Each line of output containing one integer X. Number X says that there exists a sequence of zeroes and ones satisfying first X parity conditions, but there exists none satisfying X + 1 conditions. If there exists a sequence of zeroes and ones satisfying all the given conditions, then number X should be the number of all the questions asked.

样例

input:
10
5
1 2 even
3 4 odd
5 6 even
1 6 even
7 10 odd
-1
output:
3

分析

题意：（有多组数据）给定一个数$n$（$1\leqslant n\leqslant 10^9$），表示范围和$m$（$1\leqslant m\leqslant5\cdot 10^3$）次操作，每次操作：l r even/odd表示数字$l$到$r$之和为奇数/偶数，但是给定的操作中可能有错误的，找到第一个错误操作的位置，输出这个操作的编号减$1$，否则输出$m$

这道题思维比较妙，首先要将和转换为前缀和之差，这一点很显然

其次，可以把前缀和之差变成并查集维护的两个集合，集合相同的点奇偶性相同，集合不同的点奇偶性不同，然后就是套路了。

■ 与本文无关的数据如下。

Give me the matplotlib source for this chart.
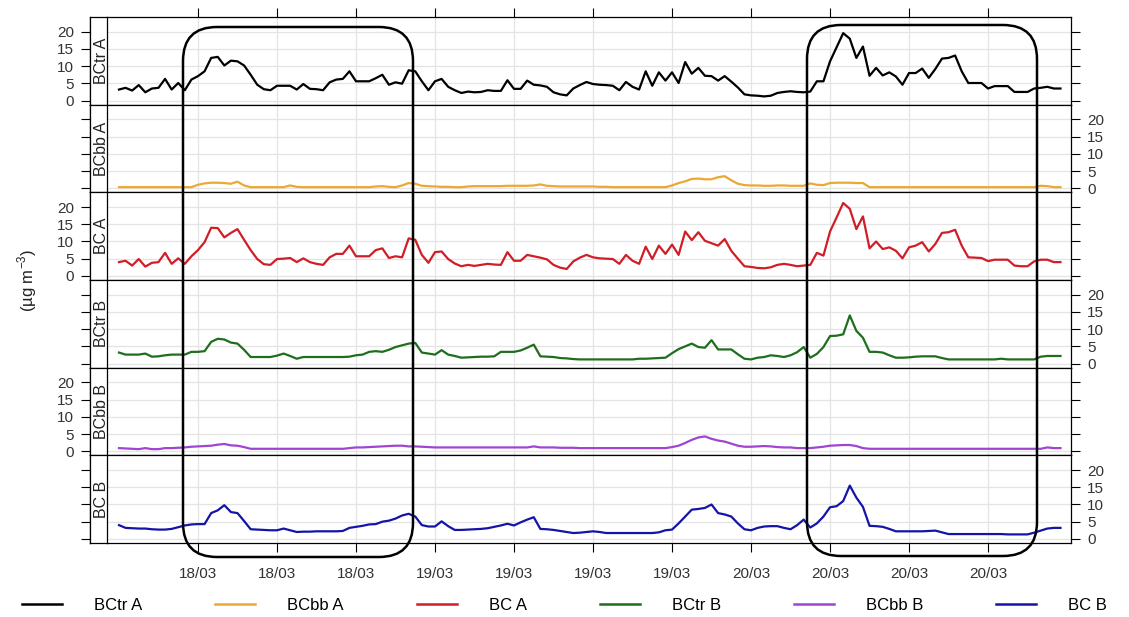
import numpy as np
import pandas as pd
import matplotlib
matplotlib.use('Agg')
import matplotlib.pyplot as plt
import matplotlib.dates as mdates
from matplotlib.patches import FancyBboxPatch
from matplotlib.transforms import IdentityTransform
from matplotlib.lines import Line2D

plt.rcParams['font.family'] = ['Liberation Sans', 'DejaVu Sans']
plt.rcParams['mathtext.fontset'] = 'custom'
plt.rcParams['mathtext.rm'] = 'Liberation Sans'

# half-hourly time axis, 18/03 00:00 -> 20/03 23:30
times = pd.date_range('2018-03-18 00:00', periods=144, freq='30min')

bctr_a = [3.2, 3.7, 2.9, 4.5, 2.4, 3.5, 3.7, 6.3, 3.2, 5.1, 3.0, 6.1,
          7.1, 8.5, 12.4, 12.7, 10.2, 11.6, 11.4, 10.2, 7.5, 4.6, 3.3, 3.0,
          4.3, 4.3, 4.3, 3.2, 4.8, 3.4, 3.3, 3.0, 5.3, 6.1, 6.3, 8.5,
          5.6, 5.6, 5.6, 6.5, 7.5, 4.6, 5.3, 4.9, 8.8, 8.5, 5.6, 3.0,
          5.6, 6.3, 4.0, 3.0, 2.2, 2.6, 2.4, 2.5, 3.0, 2.8, 2.8, 5.9,
          3.4, 3.4, 5.8, 4.6, 4.4, 4.0, 2.4, 1.8, 1.5, 3.5, 4.5, 5.4,
          4.8, 4.6, 4.5, 4.3, 3.0, 5.4, 4.0, 3.2, 8.5, 4.3, 8.2, 5.8,
          8.2, 5.1, 11.2, 7.8, 9.5, 7.2, 7.1, 5.8, 7.1, 5.5, 3.8, 1.8,
          1.5, 1.4, 1.2, 1.4, 2.2, 2.5, 2.7, 2.5, 2.4, 2.6, 5.6, 5.6,
          11.4, 15.5, 19.6, 18.0, 12.4, 15.7, 7.2, 9.5, 7.3, 8.2, 7.0, 4.6,
          8.0, 8.0, 9.3, 6.6, 9.2, 12.2, 12.4, 13.1, 8.5, 5.1, 5.1, 5.1,
          3.5, 4.2, 4.2, 4.2, 2.5, 2.5, 2.5, 3.5, 3.7, 4.0, 3.5, 3.5]

bcbb_a = [0.3, 0.3, 0.3, 0.3, 0.3, 0.3, 0.3, 0.3, 0.3, 0.3, 0.3, 0.3,
          1.0, 1.4, 1.6, 1.6, 1.5, 1.3, 1.9, 0.8, 0.3, 0.3, 0.3, 0.3,
          0.3, 0.3, 0.8, 0.4, 0.3, 0.3, 0.3, 0.3, 0.3, 0.3, 0.3, 0.3,
          0.3, 0.3, 0.3, 0.5, 0.6, 0.4, 0.3, 0.8, 1.5, 1.3, 0.7, 0.6,
          0.5, 0.4, 0.4, 0.3, 0.3, 0.5, 0.6, 0.6, 0.6, 0.6, 0.6, 0.7,
          0.7, 0.7, 0.7, 0.8, 1.1, 0.7, 0.6, 0.5, 0.5, 0.5, 0.5, 0.5,
          0.5, 0.4, 0.4, 0.3, 0.3, 0.3, 0.3, 0.3, 0.3, 0.3, 0.3, 0.3,
          0.8, 1.5, 2.0, 2.7, 2.8, 2.6, 2.6, 3.2, 3.5, 2.3, 1.3, 0.9,
          0.8, 0.8, 0.7, 0.7, 0.8, 0.8, 0.7, 0.7, 0.7, 1.4, 1.0, 0.9,
          1.5, 1.6, 1.6, 1.6, 1.5, 1.5, 0.3, 0.3, 0.3, 0.3, 0.3, 0.3,
          0.3, 0.3, 0.3, 0.3, 0.3, 0.3, 0.3, 0.3, 0.3, 0.3, 0.3, 0.3,
          0.3, 0.3, 0.3, 0.3, 0.3, 0.3, 0.3, 0.3, 0.7, 0.6, 0.3, 0.3]

bc_a = [4.0, 4.4, 3.0, 4.9, 2.7, 3.8, 4.0, 6.7, 3.5, 5.1, 3.5, 5.7,
        7.5, 9.8, 14.0, 13.9, 11.2, 12.5, 13.6, 10.5, 7.5, 4.9, 3.4, 3.2,
        4.9, 5.0, 5.2, 4.0, 5.1, 4.0, 3.5, 3.2, 5.4, 6.4, 6.4, 8.8,
        5.7, 5.7, 5.7, 7.5, 8.0, 5.2, 5.7, 5.4, 10.9, 10.5, 6.1, 3.8,
        6.9, 7.1, 4.9, 3.6, 2.8, 3.2, 2.9, 3.2, 3.5, 3.3, 3.2, 6.9,
        4.4, 4.4, 6.1, 5.7, 5.3, 4.8, 3.2, 2.4, 2.0, 4.2, 5.3, 6.1,
        5.4, 5.1, 5.0, 4.9, 3.5, 6.1, 4.4, 3.5, 8.5, 4.9, 8.8, 6.4,
        9.1, 6.1, 12.9, 10.4, 12.7, 10.2, 9.5, 8.8, 10.7, 7.3, 5.0, 2.8,
        2.6, 2.3, 2.2, 2.5, 3.2, 3.5, 3.2, 2.8, 3.0, 3.2, 6.7, 5.9,
        12.9, 17.0, 21.2, 19.5, 13.6, 17.3, 8.0, 10.0, 7.8, 8.3, 7.3, 5.1,
        8.3, 8.8, 9.8, 7.1, 9.3, 12.5, 12.7, 13.4, 8.8, 5.4, 5.3, 5.2,
        4.3, 4.7, 4.7, 4.7, 3.0, 2.8, 2.8, 4.2, 4.7, 4.7, 4.0, 4.0]

bctr_b = [3.2, 2.6, 2.6, 2.6, 2.9, 2.0, 2.1, 2.4, 2.6, 2.6, 2.6, 3.4,
          3.4, 3.6, 6.3, 7.2, 7.0, 6.1, 5.8, 4.0, 1.9, 1.9, 1.9, 1.9,
          2.3, 2.9, 2.2, 1.4, 1.9, 1.9, 1.9, 1.9, 1.9, 1.9, 1.9, 2.0,
          2.4, 2.6, 3.4, 3.6, 3.4, 4.0, 4.8, 5.3, 5.8, 6.0, 3.2, 2.9,
          2.6, 3.9, 2.6, 2.2, 1.7, 1.8, 1.9, 2.0, 2.0, 2.1, 3.4, 3.4,
          3.4, 3.8, 4.6, 5.5, 2.1, 2.0, 1.9, 1.6, 1.5, 1.3, 1.2, 1.2,
          1.2, 1.2, 1.2, 1.2, 1.2, 1.2, 1.2, 1.4, 1.4, 1.5, 1.6, 1.7,
          3.0, 4.2, 5.0, 5.8, 4.8, 4.6, 6.8, 4.1, 4.1, 4.1, 2.7, 1.4,
          1.2, 1.7, 1.9, 2.4, 2.2, 1.9, 2.4, 3.3, 4.8, 1.7, 2.8, 4.8,
          8.0, 8.1, 8.5, 14.0, 9.5, 7.5, 3.4, 3.4, 3.2, 2.4, 1.7, 1.7,
          1.8, 2.0, 2.1, 2.1, 2.1, 1.6, 1.2, 1.2, 1.2, 1.2, 1.2, 1.2,
          1.2, 1.2, 1.4, 1.2, 1.2, 1.2, 1.2, 1.2, 2.0, 2.2, 2.2, 2.2]

bcbb_b = [0.9, 0.8, 0.7, 0.6, 0.9, 0.6, 0.6, 0.9, 0.9, 1.0, 1.1, 1.3,
          1.4, 1.5, 1.6, 1.9, 2.1, 1.7, 1.6, 1.2, 0.7, 0.7, 0.7, 0.7,
          0.7, 0.7, 0.7, 0.7, 0.7, 0.7, 0.7, 0.7, 0.7, 0.7, 0.7, 0.9,
          1.1, 1.1, 1.2, 1.3, 1.4, 1.5, 1.6, 1.6, 1.4, 1.4, 1.3, 1.2,
          1.1, 1.1, 1.1, 1.1, 1.1, 1.1, 1.1, 1.1, 1.1, 1.1, 1.1, 1.1,
          1.1, 1.1, 1.1, 1.4, 1.1, 1.1, 1.1, 1.0, 1.0, 1.0, 0.9, 0.9,
          0.9, 0.9, 0.9, 0.9, 0.9, 0.9, 0.9, 0.9, 0.9, 0.9, 0.9, 0.9,
          1.2, 1.6, 2.4, 3.3, 4.0, 4.3, 3.6, 3.1, 2.8, 2.2, 1.6, 1.3,
          1.3, 1.4, 1.5, 1.4, 1.2, 1.1, 1.1, 0.9, 0.9, 0.9, 1.1, 1.3,
          1.6, 1.7, 1.8, 1.8, 1.5, 0.9, 0.7, 0.7, 0.7, 0.7, 0.7, 0.7,
          0.7, 0.7, 0.7, 0.7, 0.7, 0.7, 0.7, 0.7, 0.7, 0.7, 0.7, 0.7,
          0.7, 0.7, 0.7, 0.7, 0.7, 0.7, 0.7, 0.7, 0.7, 1.1, 0.9, 0.9]

bc_b = [4.0, 3.2, 3.1, 3.0, 3.0, 2.8, 2.7, 2.7, 2.9, 3.4, 3.9, 4.2,
        4.3, 4.3, 7.5, 8.3, 9.8, 7.8, 7.5, 5.2, 2.8, 2.7, 2.6, 2.5,
        2.5, 3.0, 2.5, 2.0, 2.1, 2.1, 2.2, 2.2, 2.2, 2.2, 2.3, 3.2,
        3.5, 3.8, 4.2, 4.3, 5.0, 5.3, 5.9, 6.8, 7.3, 6.5, 4.0, 3.6,
        3.6, 5.1, 3.7, 2.6, 2.6, 2.7, 2.8, 2.9, 3.1, 3.5, 3.9, 4.4,
        3.9, 4.8, 5.6, 6.3, 2.9, 2.8, 2.6, 2.3, 2.0, 1.7, 1.8, 2.0,
        2.2, 2.0, 1.7, 1.7, 1.7, 1.7, 1.7, 1.7, 1.7, 1.7, 1.9, 2.5,
        2.7, 4.5, 6.5, 8.5, 8.7, 9.0, 10.0, 7.5, 7.1, 6.5, 4.5, 2.8,
        2.5, 3.2, 3.6, 3.7, 3.7, 3.2, 2.8, 4.0, 5.6, 3.3, 4.5, 6.5,
        9.2, 9.5, 11.0, 15.5, 12.0, 9.3, 3.8, 3.7, 3.5, 2.9, 2.2, 2.2,
        2.2, 2.2, 2.2, 2.3, 2.4, 1.9, 1.4, 1.4, 1.4, 1.4, 1.4, 1.4,
        1.4, 1.4, 1.4, 1.3, 1.3, 1.3, 1.3, 1.8, 2.4, 3.0, 3.2, 3.2]

names = ['BCtr A', 'BCbb A', 'BC A', 'BCtr B', 'BCbb B', 'BC B']
colors = ['#000000', '#EBA832', '#D01E28', '#1E6E1E', '#A044D2', '#1414A8']
series = [bctr_a, bcbb_a, bc_a, bctr_b, bcbb_b, bc_b]

# layout in pixels
W, H = 1129, 617
left, right, top, bottom = 107, 1071, 17, 543
strip_left = 90
ph = (bottom - top) / 6

t0 = pd.Timestamp('2018-03-18 00:00')
xlim = (t0 - pd.Timedelta(hours=0.91), t0 + pd.Timedelta(hours=72.3))
xticks = [t0 + pd.Timedelta(hours=6 * k) for k in range(1, 12)]

fig = plt.figure(figsize=(W / 100, H / 100), dpi=100)

for i, (name, col, vals) in enumerate(zip(names, colors, series)):
    yb = 1 - (top + (i + 1) * ph) / H
    ax = fig.add_axes([left / W, yb, (right - left) / W, ph / H])
    ax.plot(times, vals, color=col, lw=1.6)
    ax.set_xlim(xlim)
    ax.set_ylim(-1.2, 24.3)
    ax.set_yticks([0, 5, 10, 15, 20])
    ax.set_xticks(xticks)
    ax.xaxis.set_major_formatter(mdates.DateFormatter('%d/%m'))
    ax.grid(color='#e4e4e4', lw=0.9)
    ax.set_axisbelow(True)
    for s in ax.spines.values():
        s.set_linewidth(0.9)
    ax.spines['left'].set_position(('outward', (left - strip_left) * 0.72))
    ax.tick_params(axis='y', left=True, right=True, direction='out', length=6.5,
                   width=0.8, pad=5, labelleft=(i % 2 == 0), labelright=(i % 2 == 1),
                   labelsize=11, labelcolor='#333333')
    ax.tick_params(axis='x', top=(i == 0), bottom=(i == 5), direction='out',
                   length=6.5, width=0.8, labeltop=False, labelbottom=(i == 5),
                   labelsize=11, labelcolor='#333333', pad=11)

    strip = fig.add_axes([strip_left / W, yb, (left - strip_left) / W, ph / H])
    strip.set_xticks([])
    strip.set_yticks([])
    for s in strip.spines.values():
        s.set_linewidth(0.9)
    strip.text(0.96, 0.5, name, rotation=90, rotation_mode='anchor',
               ha='center', va='baseline', transform=strip.transAxes,
               fontsize=11.5, color='#222222')

fig.text(27 / W, 1 - 280 / H, '(µg m$^{-3}$)', rotation=90, ha='center',
         va='center', fontsize=12, color='#222222')

# highlighted episodes
for x0, y0, x1, y1 in [(183, 27, 413, 557), (807, 25, 1037, 556)]:
    box = FancyBboxPatch((x0, H - y1), x1 - x0, y1 - y0,
                         boxstyle='round,pad=0,rounding_size=34',
                         transform=IdentityTransform(), fill=False,
                         ec='black', lw=1.8)
    fig.add_artist(box)

handles = [Line2D([], [], color=c, lw=1.8) for c in colors]
fig.legend(handles, names, loc='center', bbox_to_anchor=(0.5, 1 - 605 / H),
           ncol=6, frameon=False, fontsize=12, handlelength=2.4,
           handletextpad=1.9, columnspacing=4.4)

fig.savefig('out.png', dpi=100)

注意，这道题要离散化，因为范围（$10^9$）太大了，但询问最多会产生$10^4$个点，所以是显然的离散化

代码

#include<stdio.h>
#include<iostream>
#include<algorithm>
using namespace std;
const int maxn=100005;
int i,j,k,m,n,nums,tot,flg;
int a[maxn][3],b[maxn],f[maxn],d[maxn];
string s;
struct number{
    int val,pos,mrk;
}num[maxn];
inline int cmp(number a,number b){
    return a.val<b.val;
}
int find(int x){
    if(f[x]==x)
        return x;
    int res=find(f[x]);
    d[x]^=d[f[x]];
    f[x]=res;
    return res;
}
int merge(int x,int y,int z){
    int a=find(x),b=find(y);
    if(a==b)
        return d[x]^d[y]==z;
    f[a]=b;
    d[a]=d[x]^d[y]^z;
    return 1;
}
int main(){
    while(1){
        scanf("%d",&n);
        if(n==-1)
            break;
        scanf("%d",&m);
        nums=0;
        for(i=1;i<=m;i++){
            int x,y;
            scanf("%d%d",&x,&y);
            cin>>s;
            x--;
            if(s=="even")
                b[i]=0;
            else b[i]=1;
            num[++nums].val=x,num[nums].pos=i,num[nums].mrk=1;
            num[++nums].val=y,num[nums].pos=i,num[nums].mrk=2;
        }
        sort(num+1,num+1+nums,cmp);
        tot=1,a[num[1].pos][num[1].mrk]=tot;
        for(i=2;i<=nums;i++){
            if(num[i].val!=num[i-1].val)
                tot++;
            a[num[i].pos][num[i].mrk]=tot;
        }
        for(i=1;i<=tot;i++)
            f[i]=i,d[i]=0;
        flg=0;
        for(i=1;i<=m;i++)
            if(merge(a[i][1],a[i][2],b[i])==0){
                printf("%d\n",i-1);
                flg=1;
                break;
            }
        if(flg==0)
            printf("%d\n",m);
    }
    return 0;
}